Astronomers have found a distant galaxy that’s building stars 180 times faster than our own Milky Way—offering a new clue to how galaxies grew so rapidly in the early universe.
The galaxy, known as MACS0416_Y1 or simply Y1, lies so far away that its light has taken more than 13 billion years to reach us.
That means astronomers are seeing it as it appeared when the universe was still very young.
Y1 is located behind a cluster of galaxies called MACS0416, about 4 billion light years away in the constellation Eridanus, also known as the River.
An international team of researchers led by Dr. Tom Bakx from the Chalmers University of Technology in Sweden studied Y1 using the Atacama Large Millimeter/submillimeter Array (ALMA) telescope in Chile.
ALMA can detect faint signals from distant galaxies that are invisible to normal telescopes.
By measuring the heat of the dust inside Y1, the team discovered that this galaxy is a “superheated star factory.”
“We’re looking back to a time when the universe was making stars much faster than today,” said Bakx. “We already knew Y1 had dust, but its brightness told us it might be forming stars in a completely different way.”
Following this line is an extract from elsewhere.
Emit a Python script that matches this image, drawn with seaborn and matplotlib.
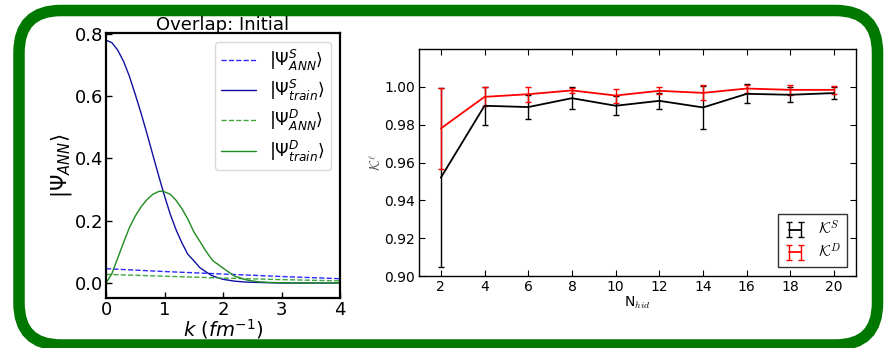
import numpy as np
import pandas as pd
import matplotlib
matplotlib.use("Agg")
import matplotlib.pyplot as plt
from matplotlib.patches import FancyBboxPatch
from matplotlib.transforms import IdentityTransform
import seaborn as sns

# ---- left panel: momentum-space wave functions ----
k_train = [0.0, 0.1, 0.2, 0.3, 0.4, 0.5, 0.6, 0.7, 0.8, 0.9, 0.95, 1.0, 1.1, 1.2, 1.3,
           1.4, 1.5, 1.6, 1.7, 1.8, 1.85, 1.9, 2.0, 2.2, 2.4, 2.6, 2.8, 3.0, 3.5, 4.0]
psi_train_S = [0.780, 0.772, 0.748, 0.712, 0.664, 0.606, 0.545, 0.480, 0.412, 0.345, 0.312,
               0.280, 0.220, 0.170, 0.128, 0.092, 0.072, 0.050, 0.037, 0.025, 0.021, 0.018,
               0.012, 0.006, 0.003, 0.002, 0.001, 0.000, 0.000, 0.000]
psi_train_D = [0.000, 0.030, 0.080, 0.130, 0.178, 0.215, 0.245, 0.268, 0.285, 0.294, 0.295,
               0.293, 0.285, 0.265, 0.238, 0.205, 0.165, 0.135, 0.105, 0.078, 0.068, 0.062,
               0.048, 0.022, 0.010, 0.004, 0.002, 0.001, 0.000, 0.000]
k_ann = [0.0, 1.0, 2.0, 3.0, 4.0]
psi_ann_S = [0.046, 0.037, 0.029, 0.021, 0.014]
psi_ann_D = [0.028, 0.022, 0.016, 0.011, 0.007]

# ---- right panel: overlap vs. number of hidden nodes ----
n_hid = [2, 4, 6, 8, 10, 12, 14, 16, 18, 20]
overlap_S = [0.952, 0.990, 0.9893, 0.9940, 0.9900, 0.9926, 0.9891, 0.9963, 0.9958, 0.9967]
err_S = [0.0474, 0.0100, 0.0064, 0.0058, 0.0050, 0.0044, 0.0116, 0.0050, 0.0040, 0.0032]
overlap_D = [0.978, 0.9947, 0.9961, 0.9981, 0.9954, 0.9979, 0.9968, 0.9991, 0.9984, 0.9984]
err_D = [0.0216, 0.0050, 0.0040, 0.0015, 0.0037, 0.0018, 0.0040, 0.0021, 0.0028, 0.0023]

sns.set_style("white")
plt.rcParams["font.family"] = ["DejaVu Sans"]
plt.rcParams.update({"text.color": "black", "axes.labelcolor": "black",
                     "xtick.color": "black", "ytick.color": "black"})

fig = plt.figure(figsize=(8.88, 3.48), dpi=100)

# green rounded frame around both panels (pixel coordinates)
frame = FancyBboxPatch((19, 3), 858.5, 334.5,
                       boxstyle="round,pad=0,rounding_size=42",
                       transform=IdentityTransform(), fill=False,
                       edgecolor="#007800", linewidth=11.5 * 0.72, zorder=0)
fig.add_artist(frame)

# ---------------- left panel ----------------
ax1 = fig.add_axes([106 / 888, 50 / 348, 234 / 888, 265 / 348])
train = pd.DataFrame({"k": k_train, "S": psi_train_S, "D": psi_train_D})
ann = pd.DataFrame({"k": k_ann, "S": psi_ann_S, "D": psi_ann_D})

sns.lineplot(data=ann, x="k", y="S", ax=ax1, color="#2a2aff", lw=1.0,
             linestyle="--", label=r"$|\Psi^{S}_{ANN}\rangle$")
sns.lineplot(data=train, x="k", y="S", ax=ax1, color="#1010a0", lw=1.0,
             label=r"$|\Psi^{S}_{train}\rangle$")
sns.lineplot(data=ann, x="k", y="D", ax=ax1, color="#3fa63f", lw=1.0,
             linestyle="--", label=r"$|\Psi^{D}_{ANN}\rangle$")
sns.lineplot(data=train, x="k", y="D", ax=ax1, color="#1f8a1f", lw=1.0,
             label=r"$|\Psi^{D}_{train}\rangle$")

ax1.set_xlim(0, 4)
ax1.set_ylim(-0.048, 0.803)
ax1.set_xticks([0, 1, 2, 3, 4])
ax1.set_yticks([0.0, 0.2, 0.4, 0.6, 0.8])
ax1.set_yticklabels(["0.0", "0.2", "0.4", "0.6", "0.8"])
ax1.tick_params(direction="in", length=4, width=1, labelsize=13, pad=2,
                left=True, bottom=True)
for s in ax1.spines.values():
    s.set_color("black")
    s.set_linewidth(1.6)
ax1.set_xlabel(r"$k\ (fm^{-1})$", fontsize=14, labelpad=-1)
ax1.set_ylabel(r"$|\Psi_{ANN}\rangle$", fontsize=15, labelpad=0.5)
ax1.set_title("Overlap: Initial", fontsize=13, pad=2)
leg1 = ax1.legend(loc="upper right", fontsize=12.5, handlelength=2.0,
                  borderaxespad=0.5, labelspacing=0.3, borderpad=0.35,
                  frameon=True)
leg1.get_frame().set_edgecolor("#d0d0d0")

# ---------------- right panel ----------------
ax2 = fig.add_axes([419 / 888, 72 / 348, 437 / 888, 227 / 348])
ax2.errorbar(n_hid, overlap_S, yerr=err_S, fmt="-", color="black", lw=1.3,
             elinewidth=1.0, capsize=2.0, capthick=1.0, label=r"$\mathcal{K}^S$")
ax2.errorbar(n_hid, overlap_D, yerr=err_D, fmt="-", color="red", lw=1.3,
             elinewidth=1.0, capsize=2.0, capthick=1.0, label=r"$\mathcal{K}^D$")

ax2.set_xlim(1, 21)
ax2.set_ylim(0.90, 1.02)
ax2.set_xticks(n_hid)
ax2.set_yticks([0.90, 0.92, 0.94, 0.96, 0.98, 1.00])
ax2.set_yticklabels(["0.90", "0.92", "0.94", "0.96", "0.98", "1.00"])
ax2.tick_params(direction="in", length=4, width=0.8, labelsize=10, pad=3,
                left=True, bottom=True, right=True, top=True)
for s in ax2.spines.values():
    s.set_color("black")
    s.set_linewidth(1.0)
ax2.set_xlabel(r"N$_{hid}$", fontsize=10, labelpad=0, math_fontfamily="cm")
ax2.set_ylabel(r"$\mathcal{K}^{\ell}$", fontsize=10, labelpad=0, color="#444444",
               math_fontfamily="cm")
leg2 = ax2.legend(loc="lower right", fancybox=False, framealpha=1, numpoints=2,
                  handlelength=1.4, borderaxespad=0.6, labelspacing=0.3,
                  prop={"size": 11, "math_fontfamily": "cm"})
leg2.get_frame().set_edgecolor("#333333")
leg2.get_frame().set_linewidth(1.0)

fig.savefig("out.png", dpi=100)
Stars form inside massive clouds of gas and dust, like those found in the Orion and Carina Nebulae in our own galaxy.
When newborn stars shine, they heat up the surrounding dust, making it glow at wavelengths invisible to the human eye.
ALMA’s sensitive instruments allowed the scientists to detect this glow in Y1 at a wavelength of 0.44 millimeters—revealing that the dust is unusually hot.
The galaxy’s dust temperature was measured at 90 Kelvin, or about –180°C. Although that sounds cold, it’s significantly warmer than the dust found in other galaxies of similar age.
“This confirmed that Y1 is an extreme star-forming galaxy,” said co-researcher Dr. Yoichi Tamura from Nagoya University in Japan. “Even though this is the first time we’ve seen a galaxy like this, there could be many more out there.”
Y1 is producing new stars at a breathtaking rate of more than 180 solar masses per year, compared to just one solar mass per year in the Milky Way. This rapid pace cannot last long, but researchers believe short, intense bursts of star formation like this may have been common in the early universe.
The discovery also helps explain a long-standing mystery: why ancient galaxies seem to contain more dust than expected. According to Dr. Laura Sommovigo from the Flatiron Institute and Columbia University, “A small amount of warm dust can shine as brightly as a large amount of cold dust. That’s exactly what we see in Y1.”
These new findings suggest that galaxies in the early universe didn’t need huge amounts of dust to shine brightly—they just needed it to be hot.